**Given exercise**
Give the data again, word for word.

++++++++

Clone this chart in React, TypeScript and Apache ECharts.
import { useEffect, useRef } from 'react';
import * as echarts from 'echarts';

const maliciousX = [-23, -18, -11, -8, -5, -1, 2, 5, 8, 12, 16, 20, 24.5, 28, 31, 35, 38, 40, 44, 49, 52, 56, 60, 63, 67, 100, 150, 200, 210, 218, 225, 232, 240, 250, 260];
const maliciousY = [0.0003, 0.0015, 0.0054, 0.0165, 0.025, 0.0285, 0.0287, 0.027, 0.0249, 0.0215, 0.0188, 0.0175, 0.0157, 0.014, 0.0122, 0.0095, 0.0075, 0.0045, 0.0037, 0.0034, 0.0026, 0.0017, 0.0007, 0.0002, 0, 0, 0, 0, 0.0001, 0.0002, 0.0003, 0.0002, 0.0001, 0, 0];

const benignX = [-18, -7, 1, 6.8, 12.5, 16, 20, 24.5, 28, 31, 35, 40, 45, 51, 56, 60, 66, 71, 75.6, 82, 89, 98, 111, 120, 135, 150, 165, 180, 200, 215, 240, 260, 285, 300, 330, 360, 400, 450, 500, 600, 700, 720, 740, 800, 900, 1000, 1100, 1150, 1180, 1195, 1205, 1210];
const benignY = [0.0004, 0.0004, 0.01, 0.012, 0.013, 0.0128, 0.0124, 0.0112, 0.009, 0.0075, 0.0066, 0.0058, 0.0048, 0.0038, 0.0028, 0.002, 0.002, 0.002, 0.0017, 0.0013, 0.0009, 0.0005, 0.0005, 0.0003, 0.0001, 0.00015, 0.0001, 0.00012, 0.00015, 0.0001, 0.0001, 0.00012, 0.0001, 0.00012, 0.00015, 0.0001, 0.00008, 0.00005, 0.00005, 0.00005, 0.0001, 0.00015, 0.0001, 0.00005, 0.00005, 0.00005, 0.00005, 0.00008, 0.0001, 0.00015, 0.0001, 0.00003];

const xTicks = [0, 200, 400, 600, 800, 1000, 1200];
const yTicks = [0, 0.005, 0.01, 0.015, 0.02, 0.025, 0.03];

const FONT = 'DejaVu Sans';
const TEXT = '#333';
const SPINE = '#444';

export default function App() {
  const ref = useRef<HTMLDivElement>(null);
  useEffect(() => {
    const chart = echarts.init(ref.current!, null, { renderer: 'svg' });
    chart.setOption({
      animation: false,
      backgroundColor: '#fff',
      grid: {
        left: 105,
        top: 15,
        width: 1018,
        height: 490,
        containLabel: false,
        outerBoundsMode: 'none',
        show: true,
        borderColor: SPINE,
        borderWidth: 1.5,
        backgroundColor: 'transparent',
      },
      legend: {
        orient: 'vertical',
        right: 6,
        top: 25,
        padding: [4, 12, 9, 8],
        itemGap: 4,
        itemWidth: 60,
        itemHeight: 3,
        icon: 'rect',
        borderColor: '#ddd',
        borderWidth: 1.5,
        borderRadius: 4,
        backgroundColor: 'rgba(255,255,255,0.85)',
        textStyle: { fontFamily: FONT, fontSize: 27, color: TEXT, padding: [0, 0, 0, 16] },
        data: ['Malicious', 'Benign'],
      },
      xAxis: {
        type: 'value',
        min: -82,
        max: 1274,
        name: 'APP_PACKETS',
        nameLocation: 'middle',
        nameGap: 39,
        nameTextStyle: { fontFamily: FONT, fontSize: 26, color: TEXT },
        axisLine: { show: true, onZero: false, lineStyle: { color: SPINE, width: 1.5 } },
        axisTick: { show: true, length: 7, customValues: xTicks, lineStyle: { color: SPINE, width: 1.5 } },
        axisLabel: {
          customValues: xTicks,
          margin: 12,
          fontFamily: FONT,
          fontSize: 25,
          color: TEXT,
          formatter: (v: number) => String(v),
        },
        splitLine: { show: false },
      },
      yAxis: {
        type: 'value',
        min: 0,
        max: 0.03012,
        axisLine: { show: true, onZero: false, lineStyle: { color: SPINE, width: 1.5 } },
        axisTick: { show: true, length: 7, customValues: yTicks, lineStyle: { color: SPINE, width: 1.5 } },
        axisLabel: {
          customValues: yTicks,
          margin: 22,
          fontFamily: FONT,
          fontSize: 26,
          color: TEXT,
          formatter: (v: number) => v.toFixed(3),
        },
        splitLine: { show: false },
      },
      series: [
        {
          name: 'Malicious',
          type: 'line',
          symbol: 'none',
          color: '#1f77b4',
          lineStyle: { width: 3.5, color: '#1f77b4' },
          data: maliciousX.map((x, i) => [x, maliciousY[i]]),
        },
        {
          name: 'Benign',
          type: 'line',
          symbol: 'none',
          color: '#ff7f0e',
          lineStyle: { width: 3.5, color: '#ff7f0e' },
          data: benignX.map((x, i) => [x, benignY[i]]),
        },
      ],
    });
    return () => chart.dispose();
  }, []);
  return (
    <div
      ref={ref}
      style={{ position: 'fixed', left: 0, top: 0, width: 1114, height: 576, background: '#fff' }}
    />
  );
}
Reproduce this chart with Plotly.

++++++++

**Solution to the exercise**
Clone this chart in React, TypeScript and Apache ECharts.
import { useEffect, useRef } from 'react';
import * as echarts from 'echarts';

const maliciousX = [-23, -18, -11, -8, -5, -1, 2, 5, 8, 12, 16, 20, 24.5, 28, 31, 35, 38, 40, 44, 49, 52, 56, 60, 63, 67, 100, 150, 200, 210, 218, 225, 232, 240, 250, 260];
const maliciousY = [0.0003, 0.0015, 0.0054, 0.0165, 0.025, 0.0285, 0.0287, 0.027, 0.0249, 0.0215, 0.0188, 0.0175, 0.0157, 0.014, 0.0122, 0.0095, 0.0075, 0.0045, 0.0037, 0.0034, 0.0026, 0.0017, 0.0007, 0.0002, 0, 0, 0, 0, 0.0001, 0.0002, 0.0003, 0.0002, 0.0001, 0, 0];

const benignX = [-18, -7, 1, 6.8, 12.5, 16, 20, 24.5, 28, 31, 35, 40, 45, 51, 56, 60, 66, 71, 75.6, 82, 89, 98, 111, 120, 135, 150, 165, 180, 200, 215, 240, 260, 285, 300, 330, 360, 400, 450, 500, 600, 700, 720, 740, 800, 900, 1000, 1100, 1150, 1180, 1195, 1205, 1210];
const benignY = [0.0004, 0.0004, 0.01, 0.012, 0.013, 0.0128, 0.0124, 0.0112, 0.009, 0.0075, 0.0066, 0.0058, 0.0048, 0.0038, 0.0028, 0.002, 0.002, 0.002, 0.0017, 0.0013, 0.0009, 0.0005, 0.0005, 0.0003, 0.0001, 0.00015, 0.0001, 0.00012, 0.00015, 0.0001, 0.0001, 0.00012, 0.0001, 0.00012, 0.00015, 0.0001, 0.00008, 0.00005, 0.00005, 0.00005, 0.0001, 0.00015, 0.0001, 0.00005, 0.00005, 0.00005, 0.00005, 0.00008, 0.0001, 0.00015, 0.0001, 0.00003];

const xTicks = [0, 200, 400, 600, 800, 1000, 1200];
const yTicks = [0, 0.005, 0.01, 0.015, 0.02, 0.025, 0.03];

const FONT = 'DejaVu Sans';
const TEXT = '#333';
const SPINE = '#444';

export default function App() {
  const ref = useRef<HTMLDivElement>(null);
  useEffect(() => {
    const chart = echarts.init(ref.current!, null, { renderer: 'svg' });
    chart.setOption({
      animation: false,
      backgroundColor: '#fff',
      grid: {
        left: 105,
        top: 15,
        width: 1018,
        height: 490,
        containLabel: false,
        outerBoundsMode: 'none',
        show: true,
        borderColor: SPINE,
        borderWidth: 1.5,
        backgroundColor: 'transparent',
      },
      legend: {
        orient: 'vertical',
        right: 6,
        top: 25,
        padding: [4, 12, 9, 8],
        itemGap: 4,
        itemWidth: 60,
        itemHeight: 3,
        icon: 'rect',
        borderColor: '#ddd',
        borderWidth: 1.5,
        borderRadius: 4,
        backgroundColor: 'rgba(255,255,255,0.85)',
        textStyle: { fontFamily: FONT, fontSize: 27, color: TEXT, padding: [0, 0, 0, 16] },
        data: ['Malicious', 'Benign'],
      },
      xAxis: {
        type: 'value',
        min: -82,
        max: 1274,
        name: 'APP_PACKETS',
        nameLocation: 'middle',
        nameGap: 39,
        nameTextStyle: { fontFamily: FONT, fontSize: 26, color: TEXT },
        axisLine: { show: true, onZero: false, lineStyle: { color: SPINE, width: 1.5 } },
        axisTick: { show: true, length: 7, customValues: xTicks, lineStyle: { color: SPINE, width: 1.5 } },
        axisLabel: {
          customValues: xTicks,
          margin: 12,
          fontFamily: FONT,
          fontSize: 25,
          color: TEXT,
          formatter: (v: number) => String(v),
        },
        splitLine: { show: false },
      },
      yAxis: {
        type: 'value',
        min: 0,
        max: 0.03012,
        axisLine: { show: true, onZero: false, lineStyle: { color: SPINE, width: 1.5 } },
        axisTick: { show: true, length: 7, customValues: yTicks, lineStyle: { color: SPINE, width: 1.5 } },
        axisLabel: {
          customValues: yTicks,
          margin: 22,
          fontFamily: FONT,
          fontSize: 26,
          color: TEXT,
          formatter: (v: number) => v.toFixed(3),
        },
        splitLine: { show: false },
      },
      series: [
        {
          name: 'Malicious',
          type: 'line',
          symbol: 'none',
          color: '#1f77b4',
          lineStyle: { width: 3.5, color: '#1f77b4' },
          data: maliciousX.map((x, i) => [x, maliciousY[i]]),
        },
        {
          name: 'Benign',
          type: 'line',
          symbol: 'none',
          color: '#ff7f0e',
          lineStyle: { width: 3.5, color: '#ff7f0e' },
          data: benignX.map((x, i) => [x, benignY[i]]),
        },
      ],
    });
    return () => chart.dispose();
  }, []);
  return (
    <div
      ref={ref}
      style={{ position: 'fixed', left: 0, top: 0, width: 1114, height: 576, background: '#fff' }}
    />
  );
}
Reproduce this chart with Plotly.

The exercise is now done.